Descansa en la palabra de aquel que te guía. Cree y presta obediencia a su consejo.

Obedecer salva siempre.

Aunque no sea en todo perfecto el consejo que se recibe. Tú has visto que nosotros obedecimos, y el fruto fue bueno.

Verdad es que Herodes se limitó a ordenar el exterminio de los niños de Belén y de los alrededores.

Pero, ¿No habría podido, acaso, Satanás llevar estas ondas de odio; propagarlas mucho más allá de Belén? y

¿Persuadir a un mismo delito a todos los poderosos de Palestina, para lograr matar al futuro Rey de los judíos?

Sí, habría podido.

Y esto habría sucedido en los primeros tiempos del Cristo, cuando el repetirse de los prodigios ya había despertado la atención de las muchedumbres y el ojo de los poderosos.

Y, si ello hubiera sucedido, ¿Cómo habríamos podido atravesar toda Palestina para ir, desde la lejana Nazaret, a Egipto, tierra que daba asilo a los hebreos perseguidos,

y, además, con un niño pequeño y en plena persecución?

Más sencilla la fuga de Belén, aunque — eso sí — igualmente dolorosa.

La obediencia salva siempre, recuérdalo; «y el respeto al sacerdote es siempre señal de formación cristiana.

¡Ay — y Jesús lo ha dicho — ay de los sacerdotes que pierden su llama apostólica!

Pero también ¡Ay de quien se cree autorizado a despreciarlos!, porque ellos consagran y distribuyen el Pan verdadero que del Cielo baja.

Este contacto los hace santos cual cáliz sagrado, aunque no lo sean.
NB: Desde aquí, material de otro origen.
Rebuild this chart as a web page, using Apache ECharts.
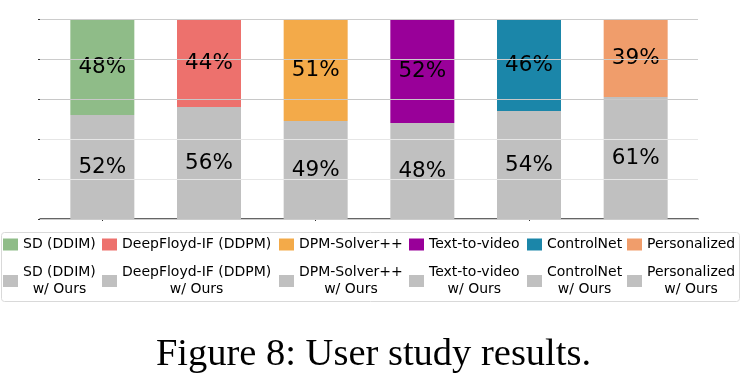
<!DOCTYPE html>
<html>
<head>
<meta charset="utf-8">
<script src="https://cdn.jsdelivr.net/npm/echarts@6/dist/echarts.min.js"></script>
<style>
  html, body { margin: 0; padding: 0; background: #fff; }
  #chart { width: 747px; height: 375px; }
</style>
</head>
<body>
<div id="chart"></div>
<script>
// data
var methods = ['SD (DDIM)', 'DeepFloyd-IF (DDPM)', 'DPM-Solver++', 'Text-to-video', 'ControlNet', 'Personalized'];
var baseValues = [48, 44, 51, 52, 46, 39];
var oursValues = [52, 56, 49, 48, 54, 61];
var baseColors = ['#8fbc88', '#ed716d', '#f3aa49', '#990099', '#1b86a9', '#f09d6b'];
var oursColor = '#c0c0c0';
var legendLeft = [3, 102, 279, 409, 527, 627];

var chart = echarts.init(document.getElementById('chart'));

function oneAt(arr, i) {
    return arr.map(function (v, j) { return j === i ? v : '-'; });
}

var barLabel = {show: true, position: 'inside', formatter: '{c}%', color: '#000',
                fontSize: 21.5, fontFamily: 'DejaVu Sans'};

var series = [];
methods.forEach(function (m, i) {
    series.push({
        name: m + '\nw/ Ours',
        type: 'bar',
        stack: 'all',
        xAxisIndex: 1,
        yAxisIndex: 1,
        barWidth: 64,
        itemStyle: {color: oursColor},
        label: barLabel,
        data: oneAt(oursValues, i)
    });
});
methods.forEach(function (m, i) {
    series.push({
        name: m,
        type: 'bar',
        stack: 'all',
        xAxisIndex: 1,
        yAxisIndex: 1,
        barWidth: 64,
        itemStyle: {color: baseColors[i]},
        label: barLabel,
        data: oneAt(baseValues, i)
    });
});

// one legend per column, like matplotlib ncol=6
var legends = methods.map(function (m, i) {
    return {
        orient: 'vertical',
        left: legendLeft[i],
        top: 237.5,
        padding: 0,
        itemWidth: 15,
        itemHeight: 12,
        itemGap: 14,
        icon: 'rect',
        data: [m, m + '\nw/ Ours'],
        formatter: function (name) {
            return name.split('\n').map(function (s) { return '{c|' + s + '}'; }).join('\n');
        },
        textStyle: {
            rich: {
                c: {align: 'center', fontSize: 14, lineHeight: 17, color: '#000', fontFamily: 'DejaVu Sans'}
            }
        }
    };
});

var option = {
    animation: false,
    title: {
        text: 'Figure 8: User study results.',
        left: 'center',
        top: 330,
        textStyle: {fontFamily: 'Liberation Serif', fontWeight: 'normal', fontSize: 38.5, color: '#000'}
    },
    legend: legends,
    grid: [
        {left: 40, right: 49, top: 19, bottom: 156},
        {left: 49, right: 58, top: 19, bottom: 156}
    ],
    xAxis: [
        {
            gridIndex: 0,
            type: 'value',
            min: 0,
            max: 1,
            axisLine: {show: true, lineStyle: {color: '#333', width: 1.5}},
            axisTick: {show: false},
            axisLabel: {show: false},
            splitLine: {show: false}
        },
        {
            gridIndex: 1,
            type: 'category',
            data: methods,
            axisLine: {show: false},
            axisTick: {show: true, alignWithLabel: true, length: 2, lineStyle: {color: '#333'}},
            axisLabel: {show: false}
        }
    ],
    yAxis: [
        {
            gridIndex: 0,
            type: 'value',
            min: 0,
            max: 100,
            interval: 20,
            z: 5,
            axisLine: {show: false},
            axisTick: {show: true, length: 2, lineStyle: {color: '#333'}},
            axisLabel: {show: false},
            splitLine: {show: true, lineStyle: {
                color: ['#cccccc', '#e6e6e6', '#e6e6e6', '#c8c8c8', '#cccccc', '#cccccc'],
                width: 1.2
            }}
        },
        {
            gridIndex: 1,
            type: 'value',
            min: 0,
            max: 100,
            show: false
        }
    ],
    graphic: [{
        type: 'rect',
        shape: {x: 1.5, y: 232.5, width: 738, height: 69, r: 3},
        style: {fill: 'none', stroke: '#d9d9d9', lineWidth: 1},
        z: -1
    }],
    series: series
};

chart.setOption(option);
</script>
</body>
</html>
De ello deberán responder a Dios. Vosotros consideradlos tales y no os preocupéis de más.

No seáis más intransigentes que vuestro Señor Jesucristo, el cual, ante su imperativo, deja el Cielo y desciende para ser elevado por sus manos.

Aprended de Él.

Y, si están ciegos, o sordos, o si su alma está paralítica y su pensamiento enfermo, o si tienen la lepra de unas culpas que contrastan demasiado con su misión,

si son Lázaros en un sepulcro, llamad a Jesús para que les devuelva la salud, para que los resucite.

Llamadlo, almas víctimas, con vuestro orar y vuestro sufrir.

Salvar un alma es predestinar al Cielo la propia.

Pero salvar un alma sacerdotal es salvar un número grande de almas, porque todo sacerdote santo es una red que arrastra almas hacia Dios,

y salvar a un sacerdote,

o sea, santificar, santificar de nuevo, es crear esta mística red. Cada una de sus capturas es una luz que se añade a vuestra eterna corona. Vete en paz.